Their first headquarters building was a converted Quonset hut— “just like the Marines would have had,” Howsam said decades later. The players wore garish mustard-and-brown uniforms purchased from the Copper Bowl, a postseason all-star game held in Tucson, Arizona. Those uniforms came to symbolize the hardscrabble existence of the original Broncos.
“They were the ugliest-looking things you ever wanted to see,” quarterback Frank Tripucka recalled. “The sizes were very small. I had to cut the armpits in order to be able to put the jerseys on top of my shoulder pads, in order to raise my arm up.”
The color scheme was bad enough, but the vertically striped socks — brown-and-yellow for home games; brown-and-white for road trips — capped the uniform, as it was, and made the Broncos the butt of sartorial jokes.

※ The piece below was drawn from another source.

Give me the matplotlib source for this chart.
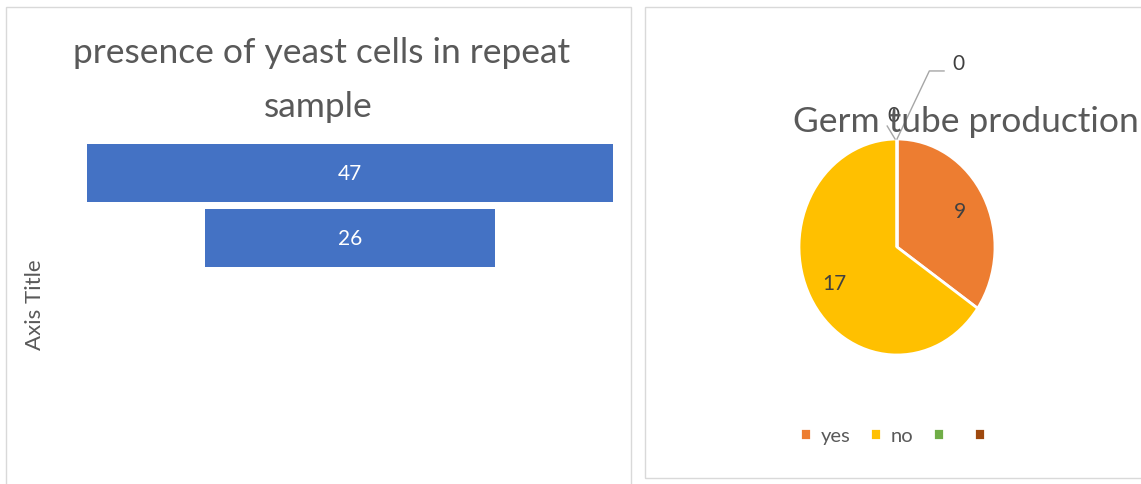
import matplotlib.pyplot as plt
from matplotlib.patches import Rectangle
import numpy as np

# funnel (left panel)
bar_values = [47, 26]
bar_title = ["presence of yeast cells in repeat", "sample"]
bar_axis_title = "Axis Title"

# pie (right panel)
pie_labels = ["yes", "no", "", ""]
pie_values = [9, 17, 0, 0]
pie_title = "Germ tube production"

BLUE = "#4472C4"
PIE_COLORS = ["#ED7D31", "#FFC000", "#70AD47", "#9E480E"]
GREY_TEXT = "#595959"
LABEL_TEXT = "#404040"

plt.rcParams["font.family"] = ["Lato", "DejaVu Sans"]

W, H = 1141, 485
fig = plt.figure(figsize=(W / 100, H / 100), dpi=100)


def px_axes(x0, y0, x1, y1):
    # axes from pixel box (y measured from top)
    return fig.add_axes([x0 / W, 1 - y1 / H, (x1 - x0) / W, (y1 - y0) / H])


def fy(y):
    return 1 - y / H


# panel borders
fig.patches.append(Rectangle((6 / W, -0.05), 625 / W, 1.05 - 8 / H,
                             transform=fig.transFigure, fill=False,
                             edgecolor="#D9D9D9", lw=1))
fig.patches.append(Rectangle((645 / W, fy(479)), 500 / W, 471 / H,
                             transform=fig.transFigure, fill=False,
                             edgecolor="#D9D9D9", lw=1))

# ---- funnel chart ----
ax = px_axes(87, 142, 613, 470)
half = max(bar_values) / 2
ypos = np.arange(len(bar_values))
vals = np.array(bar_values)
ax.barh(ypos, vals, left=-vals / 2, height=58 / 65, color=BLUE)
for y, v in zip(ypos, vals):
    ax.text(0, y, str(v), ha="center", va="center", color="white", fontsize=15)
ax.set_xlim(-half, half)
ax.set_ylim(470 / 65 - 174 / 65, -32 / 65)
ax.axis("off")

fig.text(322 / W, fy(63), bar_title[0], ha="center", va="baseline",
         fontsize=25.5, color=GREY_TEXT)
fig.text(318 / W, fy(117), bar_title[1], ha="center", va="baseline",
         fontsize=25.5, color=GREY_TEXT)
fig.text(35 / W, fy(305), bar_axis_title, rotation=90, ha="center",
         va="center", fontsize=16, color=GREY_TEXT)

# ---- pie chart ----
cx, cy, rx, ry = 897, 248, 98, 108
pax = px_axes(cx - 2 * rx, cy - 2 * ry, cx + 2 * rx, cy + 2 * ry)
total = sum(pie_values)
wedges, texts, autotexts = pax.pie(
    pie_values, colors=PIE_COLORS, startangle=90, counterclock=False,
    autopct=lambda p: f"{round(p * total / 100):d}" if p > 0 else "",
    pctdistance=0.72, wedgeprops=dict(edgecolor="white", linewidth=2),
    textprops=dict(fontsize=15, color=LABEL_TEXT))
pax.set_aspect("auto")
pax.set_xlim(-2, 2)
pax.set_ylim(-2, 2)
pax.axis("off")

# zero-value labels with leader lines
zero_idx = [i for i, v in enumerate(pie_values) if v == 0]
label_pos = [(-0.04, 1.22), (0.63, 1.7)]
for i, (lx, ly) in zip(zero_idx, label_pos):
    pax.text(lx, ly, "0", ha="center", va="center", fontsize=15, color=LABEL_TEXT)
pax.plot([-0.1, -0.02], [1.12, 1.0], color="#A6A6A6", lw=1)
pax.plot([0.0, 0.33, 0.48], [1.0, 1.63, 1.63], color="#A6A6A6", lw=1)

fig.text(966 / W, fy(132), pie_title, ha="center", va="baseline",
         fontsize=25.5, color=GREY_TEXT)

leg = fig.legend(wedges, pie_labels, loc="center", ncol=4,
                 bbox_to_anchor=(897 / W, fy(437)), frameon=False,
                 handlelength=0.55, handleheight=0.55, handletextpad=0.45,
                 columnspacing=1.0, fontsize=14.5)
for t in leg.get_texts():
    t.set_color(GREY_TEXT)

fig.savefig("out.png", dpi=100, facecolor="white")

“They made you look like a peg is what they did,” said safety Austin “Goose” Gonsoulin. “You had these broad shoulders because of the pads and then you had these up-and-down striped socks. It was unique, put it that way.”
But despite their limited resources, the Broncos put forth an entertaining product. General manager Dean Griffing’s background in the Canadian Football League proved invaluable in trying to be competitive with an ironclad financial bottom line. He reached back into his CFL roots for the Broncos’ first head coach, former Saskatchewan Roughriders sideline boss Frank Filchock. They called on another ex-Roughrider, Frank Tripucka, to be the Broncos’ first starting quarterback after he appeared set to retire; he had closed out the 1959 season as the Roughriders’ interim coach following a brief stint with the Ottawa Rough Riders. They brought in players left and right.
“There were 120 guys in camp that first year,” Gonsoulin said decades later. “I pulled a hamstring at one point and thought that was it. Guys would get cut or traded on the road, so I’d always bring a full suitcase, just in case.”
It was a ragtag team, even by the standards of the fledgling circuit. But by July 1960, the Broncos were gathering at training camp. Major-league professional sports had come to Denver. Although no one realized it at the time, the truth is that the city and the entire Front Range would never be the same again; this cowtown on the high prairie was about to grow up.
Howsam, his brother Earl and Griffing did not use budgetary constraints as an excuse; they did their best with what they had. Given that such an ethos is a rallying cry of some successful baseball franchises in the 21st century, it is appropriate that eventually Howsam would become one of that sport’s finest executives, building the famed “Big Red Machine” as the Cincinnati Reds’ general manager in the 1970s.
“Those owners were behind the team, even though we didn’t have as much money as a lot of the other organizations had,” said original Bronco Gene Mingo 49 years later. “But they did throw us what they could and they backed the team as best they could.”